- Subaru, Mitsubishi say they're considering dropping Takata
- Air-bag maker's stock posted record three-day decline
Toyota Motor Corp. joined Honda Motor Co. in saying they won’t use key components made by Takata Corp., as more automakers come out to distance themselves from the air-bag supplier whose defective devices are behind the biggest ever automotive safety recall.
“The inflator using ammonium nitrate produced by Takata will not be adopted by Toyota,” Akio Toyoda, Toyota president, said at a briefing in Tokyo Friday. “What’s most important above anything else is the safety and peace of mind of customers.”
Takata fell 6.2 percent in Tokyo trading, resulting in a 39 percent three-day decline, the most on record. The company posted a 8.66 billion yen ($71 million) loss in the second quarter after the trading close, and slashed its full-year net income forecast to 5 billion yen from 20 billion yen.
Honda and Toyota are the two companies with the most number of vehicles recalled because of Takata’s air bags, which have been found to rupture with excessive force and are linked to more than a hundred injuries and eight deaths.
Mazda Motor Corp. said on Thursday its new cars will no longer use Takata air-bag inflators, while Subaru-maker Fuji Heavy Industries Ltd. and Mitsubishi Motors Corp. are considering the same. The comments follow Honda’s decision to stop using Takata inflators in new models and its accusation that the company manipulated test data. The Nikkei reported Friday that Nissan Motor Co. plans not to use Takata’s air-bag inflators in new models.
The emerging rifts mark an unusual repudiation in Japan, where corporate relationships are measured in decades and Takata had counted on automakers’ support despite more than a year of criticism from U.S. lawmakers and its auto-safety regulator. Even investors appeared to think the worst was over, with the stock up 14 percent this year at one point through May. The tide turned this week when Honda surprised the market and set the stage for a potential exodus of more customers.
“Although recall costs were piling up, Takata’s operational profits weren’t bad, which is why the market was optimistic,” said Chihiro Ota, general manager at SMBC Nikko Securities Inc. in Tokyo. “But with customers now distancing themselves from Takata investors started worrying about how the company can pay all those costs. What can ease this drop?

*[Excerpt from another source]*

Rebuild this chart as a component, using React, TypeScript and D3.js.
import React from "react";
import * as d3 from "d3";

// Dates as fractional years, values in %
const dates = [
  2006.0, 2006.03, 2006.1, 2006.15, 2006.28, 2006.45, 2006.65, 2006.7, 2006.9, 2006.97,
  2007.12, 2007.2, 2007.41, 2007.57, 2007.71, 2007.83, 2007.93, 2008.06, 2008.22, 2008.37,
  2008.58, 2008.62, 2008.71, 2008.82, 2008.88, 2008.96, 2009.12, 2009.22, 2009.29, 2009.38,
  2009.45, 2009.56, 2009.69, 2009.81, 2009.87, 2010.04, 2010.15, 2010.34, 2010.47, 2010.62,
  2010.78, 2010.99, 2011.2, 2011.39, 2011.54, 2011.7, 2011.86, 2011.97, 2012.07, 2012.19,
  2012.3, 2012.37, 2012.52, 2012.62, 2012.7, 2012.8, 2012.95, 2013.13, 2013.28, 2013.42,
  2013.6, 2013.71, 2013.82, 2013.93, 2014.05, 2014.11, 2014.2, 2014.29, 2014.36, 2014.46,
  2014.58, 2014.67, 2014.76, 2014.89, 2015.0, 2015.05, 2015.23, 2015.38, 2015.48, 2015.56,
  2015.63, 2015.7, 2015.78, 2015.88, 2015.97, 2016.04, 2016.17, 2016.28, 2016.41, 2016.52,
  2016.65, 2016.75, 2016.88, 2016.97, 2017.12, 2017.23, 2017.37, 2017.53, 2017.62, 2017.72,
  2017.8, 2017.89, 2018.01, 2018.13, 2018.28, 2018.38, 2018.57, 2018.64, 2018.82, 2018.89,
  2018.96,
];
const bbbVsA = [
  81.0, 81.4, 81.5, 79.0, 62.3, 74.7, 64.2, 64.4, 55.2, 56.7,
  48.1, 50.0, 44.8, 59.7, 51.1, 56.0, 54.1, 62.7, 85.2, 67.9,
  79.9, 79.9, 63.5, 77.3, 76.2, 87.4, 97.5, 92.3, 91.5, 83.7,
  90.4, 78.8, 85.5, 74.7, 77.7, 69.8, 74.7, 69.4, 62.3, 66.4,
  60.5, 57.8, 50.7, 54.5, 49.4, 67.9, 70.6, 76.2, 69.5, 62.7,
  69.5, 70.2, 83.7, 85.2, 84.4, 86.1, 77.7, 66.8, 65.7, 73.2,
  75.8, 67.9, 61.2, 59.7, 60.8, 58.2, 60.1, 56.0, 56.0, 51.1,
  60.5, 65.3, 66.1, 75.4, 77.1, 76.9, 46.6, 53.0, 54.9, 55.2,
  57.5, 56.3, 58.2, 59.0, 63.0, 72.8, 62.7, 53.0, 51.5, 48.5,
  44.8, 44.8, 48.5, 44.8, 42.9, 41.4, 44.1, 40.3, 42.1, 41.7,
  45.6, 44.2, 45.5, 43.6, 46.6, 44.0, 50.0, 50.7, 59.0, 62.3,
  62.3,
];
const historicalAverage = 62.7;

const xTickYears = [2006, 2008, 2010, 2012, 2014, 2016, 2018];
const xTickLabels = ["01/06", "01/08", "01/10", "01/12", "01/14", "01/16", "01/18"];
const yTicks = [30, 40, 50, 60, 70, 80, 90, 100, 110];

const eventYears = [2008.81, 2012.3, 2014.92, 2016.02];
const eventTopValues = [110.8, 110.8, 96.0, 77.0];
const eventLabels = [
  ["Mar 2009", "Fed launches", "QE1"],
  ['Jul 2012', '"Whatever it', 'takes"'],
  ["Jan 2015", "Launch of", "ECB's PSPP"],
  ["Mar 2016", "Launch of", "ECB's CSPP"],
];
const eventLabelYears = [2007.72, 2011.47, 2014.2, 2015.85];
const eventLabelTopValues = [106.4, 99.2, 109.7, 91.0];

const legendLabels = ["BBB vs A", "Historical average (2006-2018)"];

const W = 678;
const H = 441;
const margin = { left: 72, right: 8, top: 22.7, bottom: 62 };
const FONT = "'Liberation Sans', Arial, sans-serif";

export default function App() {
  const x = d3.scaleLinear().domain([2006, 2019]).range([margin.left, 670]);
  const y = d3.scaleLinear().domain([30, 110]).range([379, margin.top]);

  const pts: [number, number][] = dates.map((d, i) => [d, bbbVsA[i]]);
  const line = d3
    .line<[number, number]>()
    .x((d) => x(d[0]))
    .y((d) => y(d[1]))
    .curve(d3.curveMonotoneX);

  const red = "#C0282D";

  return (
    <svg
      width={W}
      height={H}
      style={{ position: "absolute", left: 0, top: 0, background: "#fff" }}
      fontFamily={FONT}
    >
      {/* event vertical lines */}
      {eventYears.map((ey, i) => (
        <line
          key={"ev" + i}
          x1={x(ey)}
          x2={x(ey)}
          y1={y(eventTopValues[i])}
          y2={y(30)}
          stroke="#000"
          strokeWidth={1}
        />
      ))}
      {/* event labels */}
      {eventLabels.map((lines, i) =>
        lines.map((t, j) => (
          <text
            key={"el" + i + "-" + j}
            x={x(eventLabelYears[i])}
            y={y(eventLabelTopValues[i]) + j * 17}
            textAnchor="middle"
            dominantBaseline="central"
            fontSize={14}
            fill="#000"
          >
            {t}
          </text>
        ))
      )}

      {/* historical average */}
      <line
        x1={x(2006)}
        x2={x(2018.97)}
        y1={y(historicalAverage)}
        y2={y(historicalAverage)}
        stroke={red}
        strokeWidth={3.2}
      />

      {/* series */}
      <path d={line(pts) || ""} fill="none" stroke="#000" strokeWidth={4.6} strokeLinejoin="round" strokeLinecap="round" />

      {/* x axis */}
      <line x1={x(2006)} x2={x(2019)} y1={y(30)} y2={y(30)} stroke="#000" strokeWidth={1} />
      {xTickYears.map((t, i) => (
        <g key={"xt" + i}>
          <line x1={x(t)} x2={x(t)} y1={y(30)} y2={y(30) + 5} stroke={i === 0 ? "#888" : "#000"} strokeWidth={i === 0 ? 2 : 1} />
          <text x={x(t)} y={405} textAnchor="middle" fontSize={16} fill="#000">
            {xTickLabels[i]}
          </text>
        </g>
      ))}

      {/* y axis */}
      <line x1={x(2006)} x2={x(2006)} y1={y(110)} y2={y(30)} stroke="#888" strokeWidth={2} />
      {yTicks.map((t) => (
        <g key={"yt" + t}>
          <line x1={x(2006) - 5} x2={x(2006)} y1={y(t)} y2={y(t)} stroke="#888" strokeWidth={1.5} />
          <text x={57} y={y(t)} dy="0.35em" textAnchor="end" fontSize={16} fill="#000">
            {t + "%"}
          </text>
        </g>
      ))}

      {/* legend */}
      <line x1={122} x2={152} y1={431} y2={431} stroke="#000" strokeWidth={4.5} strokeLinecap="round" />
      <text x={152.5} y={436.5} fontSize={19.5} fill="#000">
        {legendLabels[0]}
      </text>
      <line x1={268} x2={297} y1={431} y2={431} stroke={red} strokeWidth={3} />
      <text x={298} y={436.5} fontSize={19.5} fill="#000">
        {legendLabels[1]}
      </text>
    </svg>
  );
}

Until we know how it happened and where the responsibility lies, the trend is down.”
Takata Spokesman Toyohiro Hishikawa declined to comment for this story. Nissan declined to comment on the Nikkei report, saying that it doesn’t comment on new models or relationships with suppliers.
Honda’s desertion was significant as it led analysts to openly question Takata’s ability to survive and even President Shigehisa Takada acknowledged a risk to the company’s existence. Asked whether the company will survive, 49-year-old Takada told reporters Wednesday, “there’s risk.”
Any blows to Takata’s air bag business are devastating because it’s the company’s largest product segment, at 38 percent of its 642.8 billion yen in sales for the fiscal year through March. Inflators are only a portion of its air bag products, and other components the company has to fall back on include seat belts, steering wheels, electronics and child seats.
Takata has hired SMBC Nikko Securities Inc. to draw up a fundraising plan for the air-bag supplier, with the financial adviser proposing an additional share sale as one of the potential options, according to people familiar with the matter.
“I really don’t see how they’re going to be able to survive as an inflator manufacturer,” Scott Upham, founder of Valient Market Research, who has followed the air bag industry for more than two decades. “When your major clients publicly come out and say that they’re not going to use your products anymore, it makes this very difficult to sustain your business.”
Takata’s share of the global market for air bag inflators may fall to 5 percent by the end of the decade, from 22 percent last year, Valient estimates. “A lot of that is a result of losing major production contracts with their core clients, the Japanese,” Upham said.
Honda made its announcement hours after the U.S. National Highway Traffic Safety Administration fined Takata as much as a record $200 million. The agency ordered the company to phase out ammonium nitrate-based inflators, linked to seven deaths and almost 100 injuries in the U.S., by 2018. NHTSA also said Takata provided “selective, incomplete or inaccurate information” to the agency and customers since at least 2009.
Other companies are stepping up to provide alternative supplies to carmakers. By March, Daicel Corp., Autoliv Inc. and TRW Automotive will make about 68 percent of those components, according to a letter Takata sent to NHTSA in July.
Honda, which has bought parts from the supplier for more than 50 years, said this week it will be able to get all replacement inflators from companies other than Takata in the foreseeable future. The carmaker will be buying the substitute components from all three of Takata’s competitors.